Transcribe every line exactly and omit anything that is a picture.

+---+

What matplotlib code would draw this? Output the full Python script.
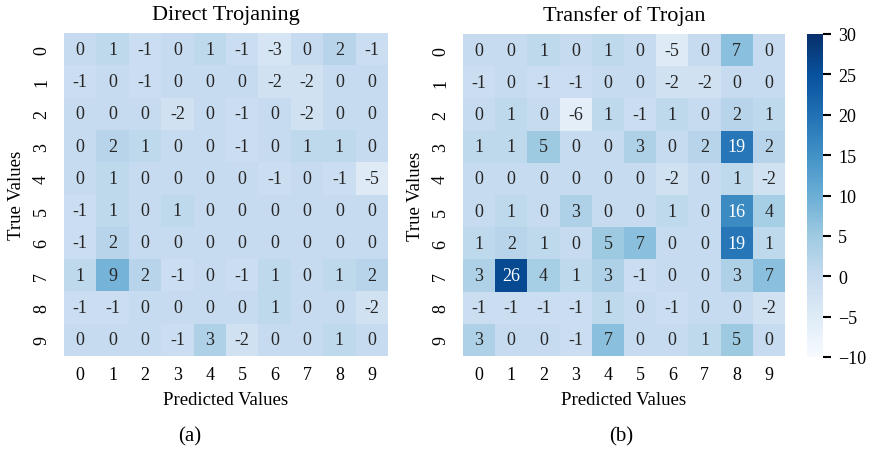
import numpy as np
import matplotlib
matplotlib.use("Agg")
import matplotlib.pyplot as plt
import seaborn as sns

plt.rcParams['font.family'] = ['Liberation Serif', 'DejaVu Serif']
plt.rcParams['axes.unicode_minus'] = True

labels = [str(i) for i in range(10)]

# difference matrices (rows: true class, cols: predicted class)
direct_trojaning = np.array([
    [0, 1, -1, 0, 1, -1, -3, 0, 2, -1],
    [-1, 0, -1, 0, 0, 0, -2, -2, 0, 0],
    [0, 0, 0, -2, 0, -1, 0, -2, 0, 0],
    [0, 2, 1, 0, 0, -1, 0, 1, 1, 0],
    [0, 1, 0, 0, 0, 0, -1, 0, -1, -5],
    [-1, 1, 0, 1, 0, 0, 0, 0, 0, 0],
    [-1, 2, 0, 0, 0, 0, 0, 0, 0, 0],
    [1, 9, 2, -1, 0, -1, 1, 0, 1, 2],
    [-1, -1, 0, 0, 0, 0, 1, 0, 0, -2],
    [0, 0, 0, -1, 3, -2, 0, 0, 1, 0],
])

transfer_trojan = np.array([
    [0, 0, 1, 0, 1, 0, -5, 0, 7, 0],
    [-1, 0, -1, -1, 0, 0, -2, -2, 0, 0],
    [0, 1, 0, -6, 1, -1, 1, 0, 2, 1],
    [1, 1, 5, 0, 0, 3, 0, 2, 19, 2],
    [0, 0, 0, 0, 0, 0, -2, 0, 1, -2],
    [0, 1, 0, 3, 0, 0, 1, 0, 16, 4],
    [1, 2, 1, 0, 5, 7, 0, 0, 19, 1],
    [3, 26, 4, 1, 3, -1, 0, 0, 3, 7],
    [-1, -1, -1, -1, 1, 0, -1, 0, 0, -2],
    [3, 0, 0, -1, 7, 0, 0, 1, 5, 0],
])

vmin, vmax = -10, 30

fig = plt.figure(figsize=(8.74, 4.6), dpi=100)
W, H = 874, 460
ax1 = fig.add_axes([64 / W, 1 - 357 / H, 324 / W, 323 / H])
ax2 = fig.add_axes([463 / W, 1 - 357 / H, 322 / W, 322 / H])
cax = fig.add_axes([807 / W, 1 - 358 / H, 16 / W, 323 / H])

annot_kws = {'fontsize': 13}
sns.heatmap(direct_trojaning, ax=ax1, cmap='Blues', vmin=vmin, vmax=vmax,
            annot=True, fmt='d', annot_kws=annot_kws, cbar=False,
            xticklabels=labels, yticklabels=labels)
sns.heatmap(transfer_trojan, ax=ax2, cmap='Blues', vmin=vmin, vmax=vmax,
            annot=True, fmt='d', annot_kws=annot_kws, cbar=True, cbar_ax=cax,
            xticklabels=labels, yticklabels=labels)

for ax, title in [(ax1, 'Direct Trojaning'), (ax2, 'Transfer of Trojan')]:
    ax.set_title(title, fontsize=16, pad=10)
    ax.set_xlabel('Predicted Values', fontsize=13.5, labelpad=6)
    ax.set_ylabel('True Values', fontsize=13.5, labelpad=6)
    ax.tick_params(axis='x', labelsize=13, length=0, pad=7)
    ax.tick_params(axis='y', labelsize=13, length=0, pad=10)
    for t in ax.get_yticklabels():
        t.set_rotation(90)
        t.set_va('center')

cax.tick_params(labelsize=13, length=6, width=1.5, pad=5)
cax.yaxis.set_ticks([-10, -5, 0, 5, 10, 15, 20, 25, 30])

fig.text(190 / W, 1 - 437 / H, '(a)', ha='center', va='center', fontsize=15)
fig.text(621 / W, 1 - 437 / H, '(b)', ha='center', va='center', fontsize=15)

fig.savefig('out.png', dpi=100)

+---+

▶ Problem solution
What matplotlib code would draw this? Output the full Python script.
import numpy as np
import matplotlib
matplotlib.use("Agg")
import matplotlib.pyplot as plt
import seaborn as sns

plt.rcParams['font.family'] = ['Liberation Serif', 'DejaVu Serif']
plt.rcParams['axes.unicode_minus'] = True

labels = [str(i) for i in range(10)]

# difference matrices (rows: true class, cols: predicted class)
direct_trojaning = np.array([
    [0, 1, -1, 0, 1, -1, -3, 0, 2, -1],
    [-1, 0, -1, 0, 0, 0, -2, -2, 0, 0],
    [0, 0, 0, -2, 0, -1, 0, -2, 0, 0],
    [0, 2, 1, 0, 0, -1, 0, 1, 1, 0],
    [0, 1, 0, 0, 0, 0, -1, 0, -1, -5],
    [-1, 1, 0, 1, 0, 0, 0, 0, 0, 0],
    [-1, 2, 0, 0, 0, 0, 0, 0, 0, 0],
    [1, 9, 2, -1, 0, -1, 1, 0, 1, 2],
    [-1, -1, 0, 0, 0, 0, 1, 0, 0, -2],
    [0, 0, 0, -1, 3, -2, 0, 0, 1, 0],
])

transfer_trojan = np.array([
    [0, 0, 1, 0, 1, 0, -5, 0, 7, 0],
    [-1, 0, -1, -1, 0, 0, -2, -2, 0, 0],
    [0, 1, 0, -6, 1, -1, 1, 0, 2, 1],
    [1, 1, 5, 0, 0, 3, 0, 2, 19, 2],
    [0, 0, 0, 0, 0, 0, -2, 0, 1, -2],
    [0, 1, 0, 3, 0, 0, 1, 0, 16, 4],
    [1, 2, 1, 0, 5, 7, 0, 0, 19, 1],
    [3, 26, 4, 1, 3, -1, 0, 0, 3, 7],
    [-1, -1, -1, -1, 1, 0, -1, 0, 0, -2],
    [3, 0, 0, -1, 7, 0, 0, 1, 5, 0],
])

vmin, vmax = -10, 30

fig = plt.figure(figsize=(8.74, 4.6), dpi=100)
W, H = 874, 460
ax1 = fig.add_axes([64 / W, 1 - 357 / H, 324 / W, 323 / H])
ax2 = fig.add_axes([463 / W, 1 - 357 / H, 322 / W, 322 / H])
cax = fig.add_axes([807 / W, 1 - 358 / H, 16 / W, 323 / H])

annot_kws = {'fontsize': 13}
sns.heatmap(direct_trojaning, ax=ax1, cmap='Blues', vmin=vmin, vmax=vmax,
            annot=True, fmt='d', annot_kws=annot_kws, cbar=False,
            xticklabels=labels, yticklabels=labels)
sns.heatmap(transfer_trojan, ax=ax2, cmap='Blues', vmin=vmin, vmax=vmax,
            annot=True, fmt='d', annot_kws=annot_kws, cbar=True, cbar_ax=cax,
            xticklabels=labels, yticklabels=labels)

for ax, title in [(ax1, 'Direct Trojaning'), (ax2, 'Transfer of Trojan')]:
    ax.set_title(title, fontsize=16, pad=10)
    ax.set_xlabel('Predicted Values', fontsize=13.5, labelpad=6)
    ax.set_ylabel('True Values', fontsize=13.5, labelpad=6)
    ax.tick_params(axis='x', labelsize=13, length=0, pad=7)
    ax.tick_params(axis='y', labelsize=13, length=0, pad=10)
    for t in ax.get_yticklabels():
        t.set_rotation(90)
        t.set_va('center')

cax.tick_params(labelsize=13, length=6, width=1.5, pad=5)
cax.yaxis.set_ticks([-10, -5, 0, 5, 10, 15, 20, 25, 30])

fig.text(190 / W, 1 - 437 / H, '(a)', ha='center', va='center', fontsize=15)
fig.text(621 / W, 1 - 437 / H, '(b)', ha='center', va='center', fontsize=15)

fig.savefig('out.png', dpi=100)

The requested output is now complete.